Given request:
Return exactly, please, the lines that run from the line with "Recreate this image" to the line with "from matplotlib.ticker import MultipleLocator", ends included, and omit all pictures.

Records to use:
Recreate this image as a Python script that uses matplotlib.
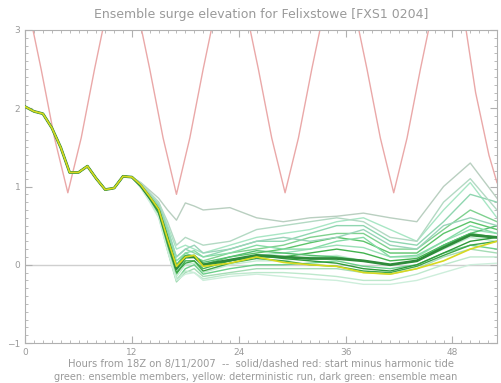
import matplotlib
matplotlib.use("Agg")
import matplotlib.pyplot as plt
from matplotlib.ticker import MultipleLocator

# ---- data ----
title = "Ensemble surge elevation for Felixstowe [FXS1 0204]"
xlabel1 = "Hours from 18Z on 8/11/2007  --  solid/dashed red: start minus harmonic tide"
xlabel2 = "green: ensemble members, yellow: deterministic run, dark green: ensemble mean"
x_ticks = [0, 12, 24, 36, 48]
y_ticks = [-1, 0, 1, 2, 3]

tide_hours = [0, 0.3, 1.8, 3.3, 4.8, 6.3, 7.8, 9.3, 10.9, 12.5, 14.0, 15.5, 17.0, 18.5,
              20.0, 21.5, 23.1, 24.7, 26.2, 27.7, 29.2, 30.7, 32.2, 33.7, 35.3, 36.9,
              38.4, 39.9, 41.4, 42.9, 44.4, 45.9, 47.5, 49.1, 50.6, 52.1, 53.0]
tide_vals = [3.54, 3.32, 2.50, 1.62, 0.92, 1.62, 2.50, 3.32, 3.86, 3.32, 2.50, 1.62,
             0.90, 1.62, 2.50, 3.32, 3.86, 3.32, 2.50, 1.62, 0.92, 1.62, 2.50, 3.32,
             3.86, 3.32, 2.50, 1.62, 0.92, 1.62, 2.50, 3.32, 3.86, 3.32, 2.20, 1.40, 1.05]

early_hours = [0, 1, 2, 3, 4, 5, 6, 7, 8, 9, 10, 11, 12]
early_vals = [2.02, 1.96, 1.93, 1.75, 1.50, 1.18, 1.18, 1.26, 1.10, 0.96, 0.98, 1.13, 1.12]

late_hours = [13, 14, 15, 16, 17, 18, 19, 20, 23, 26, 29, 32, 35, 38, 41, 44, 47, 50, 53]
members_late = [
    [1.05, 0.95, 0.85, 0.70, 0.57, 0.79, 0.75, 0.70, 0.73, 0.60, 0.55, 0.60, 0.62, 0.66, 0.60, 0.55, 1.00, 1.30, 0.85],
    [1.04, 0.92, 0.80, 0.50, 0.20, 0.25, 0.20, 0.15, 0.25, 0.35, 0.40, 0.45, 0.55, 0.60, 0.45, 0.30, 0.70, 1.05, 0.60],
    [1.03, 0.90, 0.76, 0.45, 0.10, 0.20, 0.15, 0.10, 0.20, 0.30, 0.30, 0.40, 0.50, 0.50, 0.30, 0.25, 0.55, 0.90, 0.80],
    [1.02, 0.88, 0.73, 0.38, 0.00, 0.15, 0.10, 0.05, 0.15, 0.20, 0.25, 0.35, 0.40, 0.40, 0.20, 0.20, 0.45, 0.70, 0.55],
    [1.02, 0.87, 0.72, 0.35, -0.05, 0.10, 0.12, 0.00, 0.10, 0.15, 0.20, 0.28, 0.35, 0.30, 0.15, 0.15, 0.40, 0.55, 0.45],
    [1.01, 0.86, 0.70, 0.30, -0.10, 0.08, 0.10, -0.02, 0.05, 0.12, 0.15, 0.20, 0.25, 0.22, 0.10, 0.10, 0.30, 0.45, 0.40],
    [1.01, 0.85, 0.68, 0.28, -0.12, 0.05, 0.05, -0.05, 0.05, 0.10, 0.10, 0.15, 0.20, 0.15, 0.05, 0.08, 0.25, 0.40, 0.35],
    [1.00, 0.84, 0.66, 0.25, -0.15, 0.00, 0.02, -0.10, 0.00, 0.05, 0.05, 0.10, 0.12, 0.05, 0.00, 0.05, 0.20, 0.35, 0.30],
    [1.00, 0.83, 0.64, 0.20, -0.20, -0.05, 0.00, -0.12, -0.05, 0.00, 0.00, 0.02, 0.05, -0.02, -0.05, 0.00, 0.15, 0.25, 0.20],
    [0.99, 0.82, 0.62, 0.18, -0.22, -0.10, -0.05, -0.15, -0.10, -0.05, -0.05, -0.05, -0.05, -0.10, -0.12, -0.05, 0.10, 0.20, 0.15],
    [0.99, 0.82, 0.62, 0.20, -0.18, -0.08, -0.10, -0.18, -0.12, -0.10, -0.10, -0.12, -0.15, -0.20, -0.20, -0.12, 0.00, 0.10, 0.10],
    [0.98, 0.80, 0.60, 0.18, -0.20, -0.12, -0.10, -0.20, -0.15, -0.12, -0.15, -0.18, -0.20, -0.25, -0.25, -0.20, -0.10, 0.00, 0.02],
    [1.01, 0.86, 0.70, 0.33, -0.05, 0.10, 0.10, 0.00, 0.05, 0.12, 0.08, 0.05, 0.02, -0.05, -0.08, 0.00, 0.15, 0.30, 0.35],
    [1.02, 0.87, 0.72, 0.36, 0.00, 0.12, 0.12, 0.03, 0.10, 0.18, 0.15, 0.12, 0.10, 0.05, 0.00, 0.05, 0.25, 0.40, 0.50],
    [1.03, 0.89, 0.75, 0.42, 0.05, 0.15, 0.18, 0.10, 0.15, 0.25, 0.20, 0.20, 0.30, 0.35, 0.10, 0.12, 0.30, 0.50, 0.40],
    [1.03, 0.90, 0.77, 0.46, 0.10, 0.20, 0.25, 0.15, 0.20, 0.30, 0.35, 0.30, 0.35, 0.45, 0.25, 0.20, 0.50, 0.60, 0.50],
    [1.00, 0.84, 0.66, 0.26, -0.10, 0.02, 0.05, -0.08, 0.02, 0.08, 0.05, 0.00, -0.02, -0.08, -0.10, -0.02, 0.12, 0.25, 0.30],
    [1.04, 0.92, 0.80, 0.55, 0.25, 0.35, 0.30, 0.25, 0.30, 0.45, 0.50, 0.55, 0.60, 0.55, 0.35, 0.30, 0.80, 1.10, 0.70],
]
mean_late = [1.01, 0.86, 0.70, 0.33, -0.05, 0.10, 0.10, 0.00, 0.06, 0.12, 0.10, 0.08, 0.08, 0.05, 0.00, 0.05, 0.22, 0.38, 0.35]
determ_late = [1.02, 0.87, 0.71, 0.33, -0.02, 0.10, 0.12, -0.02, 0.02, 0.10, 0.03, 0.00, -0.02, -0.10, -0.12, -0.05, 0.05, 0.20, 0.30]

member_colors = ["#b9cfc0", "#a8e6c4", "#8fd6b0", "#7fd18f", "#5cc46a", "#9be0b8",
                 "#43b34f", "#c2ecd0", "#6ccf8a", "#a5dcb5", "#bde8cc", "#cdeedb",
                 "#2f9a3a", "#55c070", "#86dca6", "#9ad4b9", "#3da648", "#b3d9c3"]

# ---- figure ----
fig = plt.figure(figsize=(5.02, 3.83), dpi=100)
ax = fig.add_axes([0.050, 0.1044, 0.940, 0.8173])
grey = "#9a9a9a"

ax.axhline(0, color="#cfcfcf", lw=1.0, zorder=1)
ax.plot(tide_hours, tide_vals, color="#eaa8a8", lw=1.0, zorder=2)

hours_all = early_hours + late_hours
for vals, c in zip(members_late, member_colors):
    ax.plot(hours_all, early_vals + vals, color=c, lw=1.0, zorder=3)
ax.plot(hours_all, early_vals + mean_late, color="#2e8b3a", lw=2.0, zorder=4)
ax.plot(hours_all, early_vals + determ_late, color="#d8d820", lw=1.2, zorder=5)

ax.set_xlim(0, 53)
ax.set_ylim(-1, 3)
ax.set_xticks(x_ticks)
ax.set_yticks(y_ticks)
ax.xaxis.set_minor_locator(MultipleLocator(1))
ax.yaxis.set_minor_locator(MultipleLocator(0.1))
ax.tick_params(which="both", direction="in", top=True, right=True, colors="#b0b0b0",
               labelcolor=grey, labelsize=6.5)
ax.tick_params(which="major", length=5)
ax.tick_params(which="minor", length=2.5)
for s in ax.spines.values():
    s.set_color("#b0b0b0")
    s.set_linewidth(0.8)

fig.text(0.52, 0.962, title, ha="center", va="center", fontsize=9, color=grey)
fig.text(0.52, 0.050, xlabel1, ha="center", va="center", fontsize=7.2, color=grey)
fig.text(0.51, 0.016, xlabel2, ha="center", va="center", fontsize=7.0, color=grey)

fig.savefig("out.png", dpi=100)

---

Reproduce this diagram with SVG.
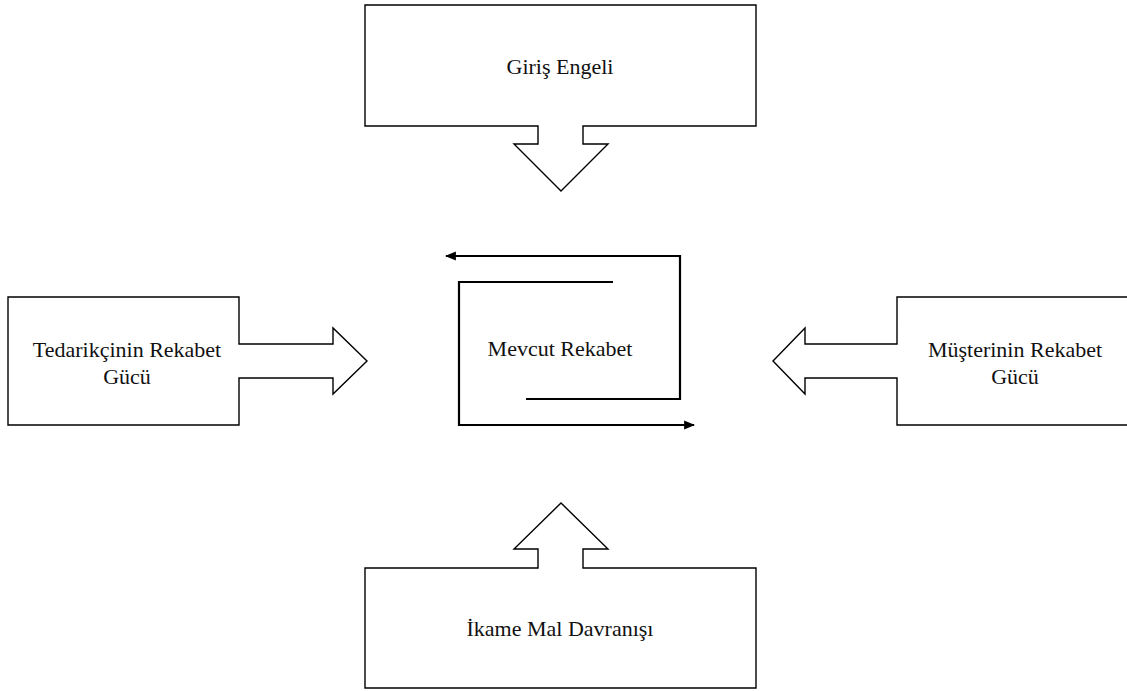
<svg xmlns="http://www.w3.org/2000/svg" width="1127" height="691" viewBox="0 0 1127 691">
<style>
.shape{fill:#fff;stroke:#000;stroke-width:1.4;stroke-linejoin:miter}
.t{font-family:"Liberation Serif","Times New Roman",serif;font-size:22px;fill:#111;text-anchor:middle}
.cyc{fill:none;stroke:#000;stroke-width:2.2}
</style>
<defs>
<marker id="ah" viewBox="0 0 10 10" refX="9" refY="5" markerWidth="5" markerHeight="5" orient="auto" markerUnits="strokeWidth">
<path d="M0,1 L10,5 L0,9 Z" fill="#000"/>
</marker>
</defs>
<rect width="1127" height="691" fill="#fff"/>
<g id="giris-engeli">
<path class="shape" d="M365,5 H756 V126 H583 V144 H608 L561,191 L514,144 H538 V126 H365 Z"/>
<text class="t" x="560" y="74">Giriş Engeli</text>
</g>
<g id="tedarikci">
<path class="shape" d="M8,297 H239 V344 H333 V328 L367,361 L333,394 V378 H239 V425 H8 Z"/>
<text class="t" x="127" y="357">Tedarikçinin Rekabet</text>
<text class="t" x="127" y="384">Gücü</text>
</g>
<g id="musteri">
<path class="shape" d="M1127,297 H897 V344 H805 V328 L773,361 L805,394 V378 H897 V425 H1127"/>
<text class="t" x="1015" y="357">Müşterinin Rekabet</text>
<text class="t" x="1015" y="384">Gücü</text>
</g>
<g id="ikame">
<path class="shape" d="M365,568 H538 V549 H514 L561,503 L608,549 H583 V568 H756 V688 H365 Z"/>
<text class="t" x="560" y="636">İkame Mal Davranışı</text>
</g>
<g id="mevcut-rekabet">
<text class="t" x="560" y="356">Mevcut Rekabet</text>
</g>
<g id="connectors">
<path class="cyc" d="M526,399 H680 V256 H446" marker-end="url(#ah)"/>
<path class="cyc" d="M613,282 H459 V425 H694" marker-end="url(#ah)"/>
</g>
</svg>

--

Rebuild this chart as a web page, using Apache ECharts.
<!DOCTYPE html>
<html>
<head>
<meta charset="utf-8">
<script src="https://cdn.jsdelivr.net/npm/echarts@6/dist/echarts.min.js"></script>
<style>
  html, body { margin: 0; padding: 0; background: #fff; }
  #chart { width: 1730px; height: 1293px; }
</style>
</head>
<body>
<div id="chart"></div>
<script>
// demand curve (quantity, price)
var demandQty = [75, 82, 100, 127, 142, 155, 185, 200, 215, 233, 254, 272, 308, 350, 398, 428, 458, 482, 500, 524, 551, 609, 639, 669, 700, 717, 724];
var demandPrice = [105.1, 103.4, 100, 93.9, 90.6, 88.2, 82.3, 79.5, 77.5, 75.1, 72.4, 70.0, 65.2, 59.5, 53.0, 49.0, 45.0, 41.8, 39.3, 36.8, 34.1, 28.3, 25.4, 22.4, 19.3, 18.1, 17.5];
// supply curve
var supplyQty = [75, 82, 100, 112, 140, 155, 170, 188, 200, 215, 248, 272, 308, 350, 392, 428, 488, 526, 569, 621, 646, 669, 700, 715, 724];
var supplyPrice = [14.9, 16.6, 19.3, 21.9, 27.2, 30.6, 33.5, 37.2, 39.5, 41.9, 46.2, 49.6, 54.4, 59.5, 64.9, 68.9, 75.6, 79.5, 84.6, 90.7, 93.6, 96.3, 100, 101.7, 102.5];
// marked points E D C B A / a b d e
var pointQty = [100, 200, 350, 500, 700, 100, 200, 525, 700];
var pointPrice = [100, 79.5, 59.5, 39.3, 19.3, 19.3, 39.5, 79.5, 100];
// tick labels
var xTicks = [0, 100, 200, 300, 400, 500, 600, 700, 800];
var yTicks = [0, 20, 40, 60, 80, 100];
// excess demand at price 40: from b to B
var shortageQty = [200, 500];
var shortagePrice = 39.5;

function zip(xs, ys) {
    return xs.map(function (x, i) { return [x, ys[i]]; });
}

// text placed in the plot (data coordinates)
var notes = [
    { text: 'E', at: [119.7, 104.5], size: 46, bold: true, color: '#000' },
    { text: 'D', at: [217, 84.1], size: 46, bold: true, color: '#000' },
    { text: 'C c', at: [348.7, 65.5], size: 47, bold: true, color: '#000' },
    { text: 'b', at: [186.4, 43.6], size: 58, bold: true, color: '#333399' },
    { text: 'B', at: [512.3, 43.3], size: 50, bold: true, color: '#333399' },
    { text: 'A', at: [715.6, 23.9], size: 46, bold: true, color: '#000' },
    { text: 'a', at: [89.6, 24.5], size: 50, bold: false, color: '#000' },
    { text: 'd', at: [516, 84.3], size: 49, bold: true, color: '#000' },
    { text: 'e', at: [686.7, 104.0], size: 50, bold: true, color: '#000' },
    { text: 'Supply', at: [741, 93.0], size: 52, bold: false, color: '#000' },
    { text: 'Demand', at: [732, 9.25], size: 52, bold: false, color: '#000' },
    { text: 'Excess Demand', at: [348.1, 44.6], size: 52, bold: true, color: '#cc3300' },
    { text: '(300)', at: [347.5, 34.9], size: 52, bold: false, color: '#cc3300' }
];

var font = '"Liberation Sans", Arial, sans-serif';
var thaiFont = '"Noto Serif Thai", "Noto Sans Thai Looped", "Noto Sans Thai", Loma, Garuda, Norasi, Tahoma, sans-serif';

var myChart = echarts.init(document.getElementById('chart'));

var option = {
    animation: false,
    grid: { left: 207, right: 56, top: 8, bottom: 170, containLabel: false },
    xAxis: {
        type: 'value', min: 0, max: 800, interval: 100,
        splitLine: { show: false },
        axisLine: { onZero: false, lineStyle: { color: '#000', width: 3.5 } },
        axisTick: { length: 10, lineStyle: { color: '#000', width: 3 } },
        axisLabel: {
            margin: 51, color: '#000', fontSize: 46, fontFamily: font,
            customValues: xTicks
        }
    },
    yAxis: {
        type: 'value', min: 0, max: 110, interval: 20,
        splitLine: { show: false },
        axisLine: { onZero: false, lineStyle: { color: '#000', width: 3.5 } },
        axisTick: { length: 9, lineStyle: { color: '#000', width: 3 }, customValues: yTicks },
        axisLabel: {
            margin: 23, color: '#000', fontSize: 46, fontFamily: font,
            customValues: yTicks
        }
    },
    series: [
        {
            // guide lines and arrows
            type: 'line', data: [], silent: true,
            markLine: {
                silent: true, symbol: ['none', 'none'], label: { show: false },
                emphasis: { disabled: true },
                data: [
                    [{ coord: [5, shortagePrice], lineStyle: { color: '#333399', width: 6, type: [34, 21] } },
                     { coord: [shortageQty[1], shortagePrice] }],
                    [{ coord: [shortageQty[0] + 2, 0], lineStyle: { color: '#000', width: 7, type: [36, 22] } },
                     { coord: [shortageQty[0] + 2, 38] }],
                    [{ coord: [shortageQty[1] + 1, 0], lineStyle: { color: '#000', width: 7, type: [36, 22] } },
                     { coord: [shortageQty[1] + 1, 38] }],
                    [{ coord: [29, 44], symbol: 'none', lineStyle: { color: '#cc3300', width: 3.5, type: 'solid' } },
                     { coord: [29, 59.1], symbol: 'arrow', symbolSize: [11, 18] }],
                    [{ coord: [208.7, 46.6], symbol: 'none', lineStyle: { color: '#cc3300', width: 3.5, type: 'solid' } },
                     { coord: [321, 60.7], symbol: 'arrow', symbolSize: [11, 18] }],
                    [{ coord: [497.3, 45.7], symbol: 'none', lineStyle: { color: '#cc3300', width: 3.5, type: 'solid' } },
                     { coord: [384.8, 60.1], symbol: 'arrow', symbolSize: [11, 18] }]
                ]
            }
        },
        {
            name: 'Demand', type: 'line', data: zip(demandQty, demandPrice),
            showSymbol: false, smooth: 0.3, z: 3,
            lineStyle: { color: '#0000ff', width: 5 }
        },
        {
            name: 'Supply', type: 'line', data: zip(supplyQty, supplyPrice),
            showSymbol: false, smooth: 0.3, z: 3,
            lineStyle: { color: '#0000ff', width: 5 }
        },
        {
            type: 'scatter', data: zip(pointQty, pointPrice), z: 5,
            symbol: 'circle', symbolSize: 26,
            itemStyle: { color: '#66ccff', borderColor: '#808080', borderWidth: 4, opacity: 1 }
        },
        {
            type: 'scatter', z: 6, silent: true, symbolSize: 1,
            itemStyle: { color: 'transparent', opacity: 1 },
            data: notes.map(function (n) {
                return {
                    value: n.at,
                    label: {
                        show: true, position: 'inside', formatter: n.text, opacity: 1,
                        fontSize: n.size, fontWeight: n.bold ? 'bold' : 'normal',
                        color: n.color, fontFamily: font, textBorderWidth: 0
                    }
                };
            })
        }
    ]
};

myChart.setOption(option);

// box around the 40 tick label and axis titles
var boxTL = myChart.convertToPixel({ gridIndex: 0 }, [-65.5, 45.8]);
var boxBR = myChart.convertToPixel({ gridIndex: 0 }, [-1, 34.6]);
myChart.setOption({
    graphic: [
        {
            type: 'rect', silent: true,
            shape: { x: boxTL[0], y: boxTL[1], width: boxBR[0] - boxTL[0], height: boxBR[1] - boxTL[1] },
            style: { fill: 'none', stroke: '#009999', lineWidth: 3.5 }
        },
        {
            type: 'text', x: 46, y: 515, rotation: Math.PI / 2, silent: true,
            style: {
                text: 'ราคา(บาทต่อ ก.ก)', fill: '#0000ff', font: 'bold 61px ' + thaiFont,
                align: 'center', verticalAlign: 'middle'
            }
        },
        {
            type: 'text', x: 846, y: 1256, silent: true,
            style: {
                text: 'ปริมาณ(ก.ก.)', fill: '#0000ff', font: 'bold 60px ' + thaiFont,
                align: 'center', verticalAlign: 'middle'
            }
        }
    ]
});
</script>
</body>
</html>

Exercise answer:
Recreate this image as a Python script that uses matplotlib.
import matplotlib
matplotlib.use("Agg")
import matplotlib.pyplot as plt
from matplotlib.ticker import MultipleLocator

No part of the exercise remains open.